DATASET ROWS =
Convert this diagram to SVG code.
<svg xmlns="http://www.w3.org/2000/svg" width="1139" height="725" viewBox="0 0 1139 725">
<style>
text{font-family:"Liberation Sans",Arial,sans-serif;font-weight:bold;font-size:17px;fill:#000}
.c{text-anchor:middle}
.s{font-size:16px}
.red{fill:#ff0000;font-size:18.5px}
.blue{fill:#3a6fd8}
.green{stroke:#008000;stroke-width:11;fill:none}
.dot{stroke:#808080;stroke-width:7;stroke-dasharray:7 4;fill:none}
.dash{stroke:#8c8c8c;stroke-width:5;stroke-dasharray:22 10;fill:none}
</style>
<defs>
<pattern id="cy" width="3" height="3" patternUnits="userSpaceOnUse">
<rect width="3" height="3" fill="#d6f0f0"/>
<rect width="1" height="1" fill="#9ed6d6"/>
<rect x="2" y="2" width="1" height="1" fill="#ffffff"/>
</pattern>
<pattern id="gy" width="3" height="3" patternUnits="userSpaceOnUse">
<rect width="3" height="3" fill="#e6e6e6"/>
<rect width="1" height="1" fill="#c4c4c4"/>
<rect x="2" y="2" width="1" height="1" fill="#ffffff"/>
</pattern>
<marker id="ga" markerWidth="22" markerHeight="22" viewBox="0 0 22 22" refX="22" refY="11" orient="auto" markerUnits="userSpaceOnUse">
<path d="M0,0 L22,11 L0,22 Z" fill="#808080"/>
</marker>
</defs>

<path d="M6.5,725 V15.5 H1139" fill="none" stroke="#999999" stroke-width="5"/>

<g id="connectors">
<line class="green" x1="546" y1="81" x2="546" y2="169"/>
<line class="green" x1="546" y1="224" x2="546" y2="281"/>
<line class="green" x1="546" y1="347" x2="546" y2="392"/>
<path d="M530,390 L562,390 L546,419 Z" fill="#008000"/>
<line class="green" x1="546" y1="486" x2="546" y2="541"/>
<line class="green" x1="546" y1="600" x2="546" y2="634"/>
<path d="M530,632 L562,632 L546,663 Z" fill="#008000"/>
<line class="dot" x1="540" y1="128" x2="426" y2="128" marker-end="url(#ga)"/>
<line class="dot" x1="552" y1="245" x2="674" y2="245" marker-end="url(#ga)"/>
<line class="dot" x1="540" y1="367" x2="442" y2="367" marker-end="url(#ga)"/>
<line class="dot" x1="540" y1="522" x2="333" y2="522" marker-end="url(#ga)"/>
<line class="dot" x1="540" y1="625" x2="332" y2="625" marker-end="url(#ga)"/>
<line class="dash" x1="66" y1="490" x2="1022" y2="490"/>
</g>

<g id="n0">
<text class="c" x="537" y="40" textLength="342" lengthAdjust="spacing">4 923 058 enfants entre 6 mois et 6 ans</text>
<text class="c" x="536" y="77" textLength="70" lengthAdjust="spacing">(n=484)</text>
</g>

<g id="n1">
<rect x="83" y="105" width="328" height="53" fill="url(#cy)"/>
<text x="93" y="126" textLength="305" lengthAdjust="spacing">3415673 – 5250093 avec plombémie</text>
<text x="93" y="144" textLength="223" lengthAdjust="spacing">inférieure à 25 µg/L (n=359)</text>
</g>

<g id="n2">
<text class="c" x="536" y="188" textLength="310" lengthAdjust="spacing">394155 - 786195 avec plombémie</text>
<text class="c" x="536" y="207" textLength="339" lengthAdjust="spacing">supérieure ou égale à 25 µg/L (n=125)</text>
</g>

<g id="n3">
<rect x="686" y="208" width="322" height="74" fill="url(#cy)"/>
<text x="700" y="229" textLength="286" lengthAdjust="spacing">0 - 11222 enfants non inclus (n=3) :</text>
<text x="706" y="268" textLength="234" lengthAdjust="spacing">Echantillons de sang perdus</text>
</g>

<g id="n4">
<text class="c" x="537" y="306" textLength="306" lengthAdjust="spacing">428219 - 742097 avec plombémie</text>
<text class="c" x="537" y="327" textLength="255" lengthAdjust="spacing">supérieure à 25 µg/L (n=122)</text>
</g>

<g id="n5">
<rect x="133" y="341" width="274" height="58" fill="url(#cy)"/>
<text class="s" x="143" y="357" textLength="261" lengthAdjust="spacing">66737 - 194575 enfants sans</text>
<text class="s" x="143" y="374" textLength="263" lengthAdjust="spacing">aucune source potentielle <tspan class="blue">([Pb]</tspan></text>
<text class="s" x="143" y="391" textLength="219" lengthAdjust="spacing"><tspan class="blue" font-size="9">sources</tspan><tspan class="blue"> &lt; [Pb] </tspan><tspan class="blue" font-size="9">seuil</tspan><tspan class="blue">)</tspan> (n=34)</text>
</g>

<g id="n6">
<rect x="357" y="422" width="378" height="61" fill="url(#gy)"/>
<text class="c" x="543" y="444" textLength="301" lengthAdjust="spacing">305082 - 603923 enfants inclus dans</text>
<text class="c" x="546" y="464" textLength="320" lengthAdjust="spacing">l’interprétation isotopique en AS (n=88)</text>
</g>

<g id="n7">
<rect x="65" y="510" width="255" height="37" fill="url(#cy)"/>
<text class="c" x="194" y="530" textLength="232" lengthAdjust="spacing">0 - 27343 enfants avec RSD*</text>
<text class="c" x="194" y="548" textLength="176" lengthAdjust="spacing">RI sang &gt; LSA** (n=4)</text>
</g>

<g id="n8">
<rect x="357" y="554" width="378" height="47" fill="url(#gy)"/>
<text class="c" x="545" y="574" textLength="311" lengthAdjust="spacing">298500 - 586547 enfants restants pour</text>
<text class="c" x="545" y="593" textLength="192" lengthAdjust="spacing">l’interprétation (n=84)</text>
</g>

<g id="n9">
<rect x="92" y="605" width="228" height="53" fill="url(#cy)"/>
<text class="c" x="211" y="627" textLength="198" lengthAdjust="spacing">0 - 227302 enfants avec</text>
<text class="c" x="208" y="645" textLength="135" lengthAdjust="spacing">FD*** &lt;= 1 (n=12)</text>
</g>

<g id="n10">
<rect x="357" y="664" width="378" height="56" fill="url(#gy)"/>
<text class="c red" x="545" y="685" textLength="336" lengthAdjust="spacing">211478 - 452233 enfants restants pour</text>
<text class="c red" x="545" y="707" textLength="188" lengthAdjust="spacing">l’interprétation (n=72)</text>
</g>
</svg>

* * *

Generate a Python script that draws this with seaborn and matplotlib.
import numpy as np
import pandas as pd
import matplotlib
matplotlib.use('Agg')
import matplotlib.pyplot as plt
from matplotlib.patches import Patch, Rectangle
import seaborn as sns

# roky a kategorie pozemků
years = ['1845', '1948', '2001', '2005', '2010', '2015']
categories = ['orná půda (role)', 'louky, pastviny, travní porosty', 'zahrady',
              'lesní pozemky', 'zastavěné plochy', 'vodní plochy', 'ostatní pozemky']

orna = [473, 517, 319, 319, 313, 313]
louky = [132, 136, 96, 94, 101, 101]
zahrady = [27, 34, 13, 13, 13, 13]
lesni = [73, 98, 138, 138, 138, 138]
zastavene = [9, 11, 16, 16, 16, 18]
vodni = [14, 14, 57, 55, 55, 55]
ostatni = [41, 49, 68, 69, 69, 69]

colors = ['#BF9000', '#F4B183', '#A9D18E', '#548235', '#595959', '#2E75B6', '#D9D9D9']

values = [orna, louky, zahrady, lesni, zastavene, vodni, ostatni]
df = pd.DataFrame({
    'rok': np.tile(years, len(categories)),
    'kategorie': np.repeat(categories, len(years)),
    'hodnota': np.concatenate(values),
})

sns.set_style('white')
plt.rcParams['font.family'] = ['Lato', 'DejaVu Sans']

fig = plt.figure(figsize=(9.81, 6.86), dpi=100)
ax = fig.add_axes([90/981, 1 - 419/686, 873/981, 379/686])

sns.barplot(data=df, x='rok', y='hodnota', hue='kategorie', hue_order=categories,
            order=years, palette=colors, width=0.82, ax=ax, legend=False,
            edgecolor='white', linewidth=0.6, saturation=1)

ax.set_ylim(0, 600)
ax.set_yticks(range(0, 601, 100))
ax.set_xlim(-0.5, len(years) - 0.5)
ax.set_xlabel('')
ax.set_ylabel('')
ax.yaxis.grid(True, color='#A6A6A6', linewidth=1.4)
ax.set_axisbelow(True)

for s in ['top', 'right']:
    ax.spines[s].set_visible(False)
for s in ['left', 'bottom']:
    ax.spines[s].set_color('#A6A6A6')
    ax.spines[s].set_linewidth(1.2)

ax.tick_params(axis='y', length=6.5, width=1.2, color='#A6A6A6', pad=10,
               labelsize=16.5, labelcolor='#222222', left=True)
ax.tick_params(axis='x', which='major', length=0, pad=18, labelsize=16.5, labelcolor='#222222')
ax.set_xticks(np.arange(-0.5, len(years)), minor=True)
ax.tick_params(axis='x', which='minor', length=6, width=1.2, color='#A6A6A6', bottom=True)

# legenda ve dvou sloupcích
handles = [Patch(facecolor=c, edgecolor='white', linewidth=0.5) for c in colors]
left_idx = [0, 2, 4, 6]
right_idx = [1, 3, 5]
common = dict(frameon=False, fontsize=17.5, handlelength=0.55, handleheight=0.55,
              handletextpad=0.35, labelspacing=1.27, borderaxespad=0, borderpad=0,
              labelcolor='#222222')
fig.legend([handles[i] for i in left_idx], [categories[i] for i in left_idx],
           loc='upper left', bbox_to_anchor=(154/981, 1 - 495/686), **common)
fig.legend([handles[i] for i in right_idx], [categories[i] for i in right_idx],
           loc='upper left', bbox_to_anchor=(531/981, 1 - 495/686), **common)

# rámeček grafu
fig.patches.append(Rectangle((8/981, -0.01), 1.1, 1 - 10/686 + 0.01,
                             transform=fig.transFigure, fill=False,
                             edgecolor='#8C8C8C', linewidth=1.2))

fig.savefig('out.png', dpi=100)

WORK TO DO = From the records above, retype only the lines starting at the line that contains "Generate a Python" and ending at the line that contains "import seaborn as sns", both included.

SOLUTION TO THE PROBLEM =
Generate a Python script that draws this with seaborn and matplotlib.
import numpy as np
import pandas as pd
import matplotlib
matplotlib.use('Agg')
import matplotlib.pyplot as plt
from matplotlib.patches import Patch, Rectangle
import seaborn as sns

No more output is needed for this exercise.